Abrahams was not an isolationist. He merely loved his country and hated the effect that unchecked trade of American jobs for cheaper manufacturing costs was having on companies and technology that had made America great. There was a deeper, darker reason: the personal aftermath of another later regional war. A war fought against a rarely seen enemy who left nothing but booby traps and carnage in its wake. His son had returned from Afghanistan minus the lower half of his left leg and part of his left hand thanks to an IED. Fortunes of war.

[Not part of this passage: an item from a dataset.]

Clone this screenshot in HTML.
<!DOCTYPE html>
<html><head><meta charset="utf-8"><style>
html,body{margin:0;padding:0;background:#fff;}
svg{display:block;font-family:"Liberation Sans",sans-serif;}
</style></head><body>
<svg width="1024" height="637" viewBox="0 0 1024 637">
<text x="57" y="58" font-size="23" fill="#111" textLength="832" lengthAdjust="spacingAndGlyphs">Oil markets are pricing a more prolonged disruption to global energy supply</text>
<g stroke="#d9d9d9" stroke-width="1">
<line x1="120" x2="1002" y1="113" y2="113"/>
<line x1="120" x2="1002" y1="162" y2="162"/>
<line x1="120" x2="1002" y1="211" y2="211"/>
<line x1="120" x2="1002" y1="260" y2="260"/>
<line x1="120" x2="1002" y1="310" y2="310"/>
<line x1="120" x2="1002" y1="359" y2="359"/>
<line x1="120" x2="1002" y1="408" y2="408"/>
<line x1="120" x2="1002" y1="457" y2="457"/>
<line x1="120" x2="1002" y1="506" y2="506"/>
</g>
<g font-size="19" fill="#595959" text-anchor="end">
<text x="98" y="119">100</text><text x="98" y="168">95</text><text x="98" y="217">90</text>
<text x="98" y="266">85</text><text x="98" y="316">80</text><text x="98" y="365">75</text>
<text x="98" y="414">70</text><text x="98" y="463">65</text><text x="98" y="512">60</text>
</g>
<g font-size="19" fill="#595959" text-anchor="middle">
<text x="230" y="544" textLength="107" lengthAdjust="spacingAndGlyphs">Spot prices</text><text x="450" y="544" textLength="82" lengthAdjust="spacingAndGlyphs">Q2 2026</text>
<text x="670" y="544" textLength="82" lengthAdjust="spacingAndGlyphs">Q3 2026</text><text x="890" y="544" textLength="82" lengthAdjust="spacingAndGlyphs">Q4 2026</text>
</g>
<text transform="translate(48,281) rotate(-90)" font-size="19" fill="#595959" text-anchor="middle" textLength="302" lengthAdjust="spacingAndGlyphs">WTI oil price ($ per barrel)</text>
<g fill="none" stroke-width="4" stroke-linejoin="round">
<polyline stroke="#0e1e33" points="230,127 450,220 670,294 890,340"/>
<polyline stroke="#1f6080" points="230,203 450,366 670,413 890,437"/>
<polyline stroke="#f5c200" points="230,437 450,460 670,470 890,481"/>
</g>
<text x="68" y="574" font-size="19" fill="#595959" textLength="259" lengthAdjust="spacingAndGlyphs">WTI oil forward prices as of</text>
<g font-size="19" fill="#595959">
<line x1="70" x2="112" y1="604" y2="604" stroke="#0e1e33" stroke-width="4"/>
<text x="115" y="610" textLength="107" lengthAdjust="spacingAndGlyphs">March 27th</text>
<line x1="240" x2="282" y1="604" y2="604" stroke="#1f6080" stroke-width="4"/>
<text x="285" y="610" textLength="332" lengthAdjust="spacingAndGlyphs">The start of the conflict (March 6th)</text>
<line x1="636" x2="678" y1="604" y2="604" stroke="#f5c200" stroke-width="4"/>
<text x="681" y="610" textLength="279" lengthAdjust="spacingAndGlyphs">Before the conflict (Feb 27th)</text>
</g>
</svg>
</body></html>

DEFCON 2 was a weapons free situation. At his or the Commanding Deck Officer’s discretion, any craft approaching by sea or air that failed to identify itself with proper IFF codes would be destroyed by his air cover or ship-launched missiles and Phalanx fire. Two groups of F-18 Hornet fighters were providing BARCAP. The Barrier Combat Air Patrol line was set at twelve miles from his task force. Four E2C Hawkeyes provided Airborne Early Warning capability, as well as Command, Control, Communication and Intelligence, called simply C 3I. The Hornets were the warning buzz and, if needed, the sting of the Carrier’s Task Force, BARCAP. The eight aircraft provided protection to all ships over the entire far flung length of the picket line.
There would be no repeat of the USS Stark disaster on Abraham’s watch. If any object moved within the Eisenhower’s sphere, it would be tracked. If it proved to be hostile, it would be destroyed.

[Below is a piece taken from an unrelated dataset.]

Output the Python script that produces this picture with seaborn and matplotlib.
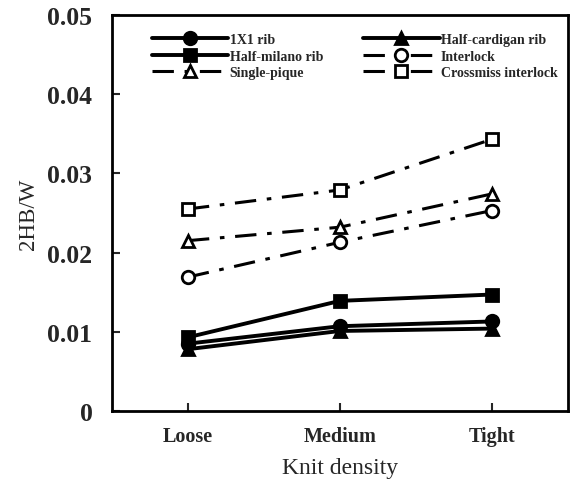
import matplotlib
matplotlib.use("Agg")
import matplotlib.pyplot as plt
import seaborn as sns
import pandas as pd

densities = ["Loose", "Medium", "Tight"]
rib_1x1 = [0.0085, 0.0107, 0.0113]
half_cardigan = [0.0078, 0.0101, 0.0104]
half_milano = [0.0093, 0.0139, 0.0147]
interlock = [0.0169, 0.0213, 0.0253]
single_pique = [0.0215, 0.0232, 0.0274]
crossmiss = [0.0255, 0.0279, 0.0343]

sns.set_theme(style="ticks")
plt.rcParams['font.family'] = ['Liberation Serif', 'DejaVu Serif']

fig = plt.figure(figsize=(5.74, 4.81), dpi=100)
ax = fig.add_axes([0.195, 0.1435, 0.7945, 0.8235])

dash = (0, (7, 3.5, 1.5, 3.5))
series = [
    ("1X1 rib", rib_1x1, "o", "-", "black"),
    ("Half-milano rib", half_milano, "s", "-", "black"),
    ("Single-pique", single_pique, "^", dash, "white"),
    ("Half-cardigan rib", half_cardigan, "^", "-", "black"),
    ("Interlock", interlock, "o", dash, "white"),
    ("Crossmiss interlock", crossmiss, "s", dash, "white"),
]
for name, vals, mk, ls, fc in series:
    df = pd.DataFrame({"Knit density": densities, "val": vals})
    sns.lineplot(data=df, x="Knit density", y="val", ax=ax, marker=mk,
                 linestyle=ls, color="black", markerfacecolor=fc,
                 markeredgecolor="black", markeredgewidth=2, markersize=9,
                 linewidth=2.8 if ls == "-" else 2.2, label=name)

ax.set_xlim(-0.5, 2.5)
ax.set_ylim(0, 0.05)
ax.set_yticks([0, 0.01, 0.02, 0.03, 0.04, 0.05])
ax.set_yticklabels(["0", "0.01", "0.02", "0.03", "0.04", "0.05"])
ax.tick_params(direction="in", length=6, width=1.5)
ax.tick_params(axis="y", labelsize=18.5, pad=14)
ax.tick_params(axis="x", labelsize=14.5, pad=11)
for lbl in ax.get_xticklabels() + ax.get_yticklabels():
    lbl.set_fontweight("bold")
ax.set_xlabel("Knit density", fontsize=17, labelpad=8)
ax.set_ylabel("2HB/W", fontsize=16.5, labelpad=6)
for sp in ax.spines.values():
    sp.set_linewidth(2)
    sp.set_color("black")

ax.legend(loc="upper left", bbox_to_anchor=(0.06, 0.985), ncol=2, frameon=False,
          handlelength=5.5, columnspacing=2.9, labelspacing=0.25,
          handletextpad=0.1, prop={"weight": "bold", "size": 10})

fig.savefig("out.png", dpi=100)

To the north, outside his narrow picket line, closer to the shores of North Korea, a series of small blips indicated DPRK naval units. The number of real combatant ships in the North’s arsenal were unconfirmed. The North had a few aging Soviet- and Chinese-built Destroyers and Frigates. Most of their inventory was made up by small, Fast Attack Missile boats. A concept the Russians had always embraced and the Americans had shunned since the Second World War. A surprising move considering the success of the PT and MTB boats of the US and British Navies during that period.

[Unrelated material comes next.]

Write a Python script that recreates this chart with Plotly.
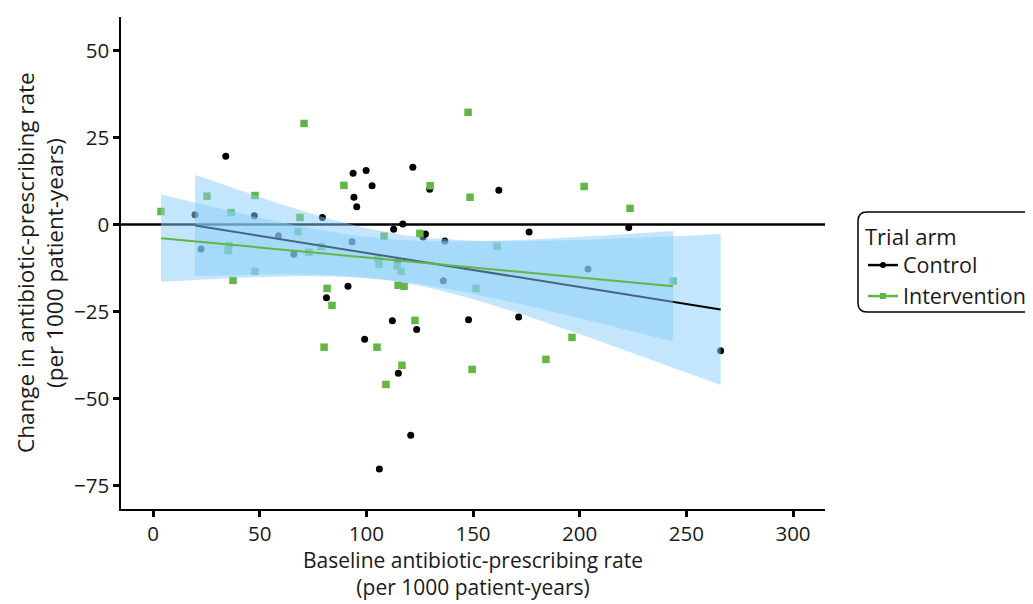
import numpy as np
import plotly.graph_objects as go

# ---------------- data ----------------
control_x = [19.7, 22.5, 34.1, 47.5, 58.8, 66.0, 79.4, 81.3, 91.4, 93.3, 93.8, 94.2, 95.5,
             99.2, 99.9, 102.7, 106.1, 112.2, 112.8, 114.7, 115.0, 117.1, 120.8, 121.8,
             123.6, 126.6, 127.7, 129.7, 136.1, 136.8, 147.9, 162.1, 171.4, 176.3, 203.9,
             223.0, 266.1]
control_y = [2.8, -7.1, 19.6, 2.5, -3.3, -8.6, 2.0, -21.1, -17.8, -5.0, 14.7, 7.8, 5.1,
             -33.0, 15.5, 11.1, -70.3, -27.7, -1.4, -10.5, -42.8, 0.1, -60.6, 16.4,
             -30.2, -3.6, -2.8, 10.1, -16.2, -4.8, -27.4, 9.8, -26.6, -2.2, -12.8,
             -0.9, -36.3]

interv_x = [3.75, 25.3, 35.2, 35.6, 36.6, 37.5, 47.8, 47.8, 68.0, 68.9, 70.8, 73.1, 78.8,
            80.2, 81.6, 83.9, 89.5, 105.0, 105.5, 106.0, 108.3, 109.2, 114.4, 114.9,
            116.3, 116.7, 117.7, 122.8, 125.1, 129.9, 147.7, 148.6, 149.6, 151.4, 161.3,
            184.2, 196.4, 202.1, 223.6, 243.8]
interv_y = [3.7, 8.1, -7.5, -6.1, 3.4, -16.1, 8.3, -13.5, -2.1, 2.0, 29.0, -8.0, -6.4,
            -35.3, -18.4, -23.3, 11.2, -35.3, -9.8, -11.4, -3.4, -46.0, -12.0, -17.5,
            -13.5, -40.5, -17.8, -27.6, -2.6, 11.1, 32.2, 7.8, -41.7, -18.4, -6.3,
            -38.8, -32.5, 10.9, 4.6, -16.3]

arm_names = ["Control", "Intervention"]
x_ticks = [0, 50, 100, 150, 200, 250, 300]
y_ticks = [50, 25, 0, -25, -50, -75]
x_title = "Baseline antibiotic-prescribing rate<br>(per 1000 patient-years)"
y_title_lines = ["Change in antibiotic-prescribing rate", "(per 1000 patient-years)"]
legend_title = "Trial arm"

# t quantiles (0.975) for df = n - 2
T_CRIT = {35: 2.0301, 38: 2.0244}

BLACK = "#000000"
TEXT = "#1a1a1a"
GREEN = "rgb(99,181,68)"
RIBBON = "rgba(135,206,250,0.5)"
FONT = "Open Sans"


def lm_band(xs, ys, npts=80):
    x = np.asarray(xs, float)
    y = np.asarray(ys, float)
    n = len(x)
    b, a = np.polyfit(x, y, 1)
    resid = y - (a + b * x)
    s = np.sqrt(np.sum(resid ** 2) / (n - 2))
    xbar = x.mean()
    sxx = np.sum((x - xbar) ** 2)
    grid = np.linspace(x.min(), x.max(), npts)
    fit = a + b * grid
    se = s * np.sqrt(1.0 / n + (grid - xbar) ** 2 / sxx)
    t = T_CRIT.get(n - 2, 2.03)
    return grid, fit, fit - t * se, fit + t * se


fig = go.Figure()

# points
fig.add_trace(go.Scatter(x=control_x, y=control_y, mode="markers", showlegend=False,
                         marker=dict(symbol="circle", size=7, color=BLACK), hoverinfo="skip"))
fig.add_trace(go.Scatter(x=interv_x, y=interv_y, mode="markers", showlegend=False,
                         marker=dict(symbol="square", size=7.5, color=GREEN), hoverinfo="skip"))

for xs, ys, col in [(control_x, control_y, BLACK), (interv_x, interv_y, GREEN)]:
    g, f, lo, hi = lm_band(xs, ys)
    fig.add_trace(go.Scatter(x=g, y=lo, mode="lines", line=dict(width=0), showlegend=False,
                             hoverinfo="skip"))
    fig.add_trace(go.Scatter(x=g, y=hi, mode="lines", line=dict(width=0), fill="tonexty",
                             fillcolor=RIBBON, showlegend=False, hoverinfo="skip"))
    fig.add_trace(go.Scatter(x=g, y=f, mode="lines", line=dict(color=col, width=2),
                             showlegend=False, hoverinfo="skip"))

# legend entries
fig.add_trace(go.Scatter(x=[None], y=[None], mode="lines+markers", name=arm_names[0],
                         line=dict(color=BLACK, width=2.5),
                         marker=dict(symbol="circle", size=6, color=BLACK)))
fig.add_trace(go.Scatter(x=[None], y=[None], mode="lines+markers", name=arm_names[1],
                         line=dict(color=GREEN, width=2.5),
                         marker=dict(symbol="square", size=6, color=GREEN)))

fig.add_hline(y=0, line=dict(color=BLACK, width=2.5), layer="below")

# page has an 8px body margin, so the figure is sized to fit inside the window
W, H = 1025, 596
ML, MR, MT, MB = 113, 208, 9, 95
PW, PH = W - ML - MR, H - MT - MB


def px2paper(px, py):
    return (px - ML) / PW, (H - MB - py) / PH


def P(px, py):
    xp, yp = px2paper(px, py)
    return f"{xp:.5f},{yp:.5f}"


# rounded legend box (figure pixel coords)
x0p, y0p, x1p, y1p, r = 850, 204, 1040, 304, 9
path = (f"M {P(x0p + r, y0p)} L {P(x1p - r, y0p)} Q {P(x1p, y0p)} {P(x1p, y0p + r)} "
        f"L {P(x1p, y1p - r)} Q {P(x1p, y1p)} {P(x1p - r, y1p)} "
        f"L {P(x0p + r, y1p)} Q {P(x0p, y1p)} {P(x0p, y1p - r)} "
        f"L {P(x0p, y0p + r)} Q {P(x0p, y0p)} {P(x0p + r, y0p)} Z")
fig.add_shape(type="path", path=path, xref="paper", yref="paper",
              line=dict(color=BLACK, width=1.5), fillcolor="white", layer="above")

lx, ly = px2paper(855, 208)

# axis titles as annotations for exact placement
xa, ya = px2paper(465, 594)
fig.add_annotation(text=x_title, xref="paper", yref="paper", x=xa, y=ya,
                   xanchor="center", yanchor="bottom", showarrow=False, borderpad=0,
                   font=dict(family=FONT, size=21, color=TEXT))
for text, px in zip(y_title_lines, [17, 46]):
    ax_, ay_ = px2paper(px, 255)
    fig.add_annotation(text=text, xref="paper", yref="paper", x=ax_, y=ay_,
                       xanchor="center", yanchor="middle", showarrow=False, textangle=-90,
                       font=dict(family=FONT, size=22.5, color=TEXT))

axis_common = dict(showgrid=False, zeroline=False, showline=True, linecolor=BLACK,
                   linewidth=1.5, ticks="outside", ticklen=6, tickwidth=2.5, tickcolor=BLACK,
                   tickfont=dict(family=FONT, size=20.5, color=TEXT), mirror=False)

fig.update_layout(
    width=W, height=H,
    margin=dict(l=ML, r=MR, t=MT, b=MB, pad=0, autoexpand=False),
    plot_bgcolor="white", paper_bgcolor="white",
    font=dict(family=FONT, size=22, color=TEXT),
    xaxis=dict(range=[-15, 315], tickvals=x_ticks, **axis_common),
    yaxis=dict(range=[-81.8, 59.6], tickvals=y_ticks, **axis_common),
    legend=dict(x=lx, y=ly, xanchor="left", yanchor="top", bgcolor="rgba(0,0,0,0)",
                borderwidth=0, font=dict(family=FONT, size=21.5, color=TEXT),
                title=dict(text=legend_title, font=dict(family=FONT, size=22, color=TEXT)),
                itemwidth=30, tracegroupgap=0, traceorder="normal"),
)

fig.write_html("out.html")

Small missile boats could launch swarms of anti-ship missiles and decoys to fool countermeasures. A well-concerted attack by a force of them and one or more of the ships under his command could go to the bottom in a hurry. Abrahams wished that he at least had some Corvettes to round out his forces and engage the Koreans in shallower waters if the need should arise. But the Navy had a thing about size, and a Corvette was not a very sexy ship. The result? Over time, they had gotten into the world’s most expensive pissing match in naval forces. He knew the logic behind creating such an apparently weak force. If your country wasn’t operating in deep blue water but the so called brown water of your coastline and estuaries, they were the cheap and cost effective alternative. With enough mosquitoes, even the blood of an elephant could be drained. It frustrated nearly all of the bridge crew. All they could do was spy on the naval forces of the North. Defense satellites and observation aircraft equipped with their synthetic aperture, side-looking radars gave an accurate idea of the North’s shore line defenses. Any ship caught in the cone of detection could later have its radar cross section analyzed to determine its type and purpose. Being forewarned was being forearmed.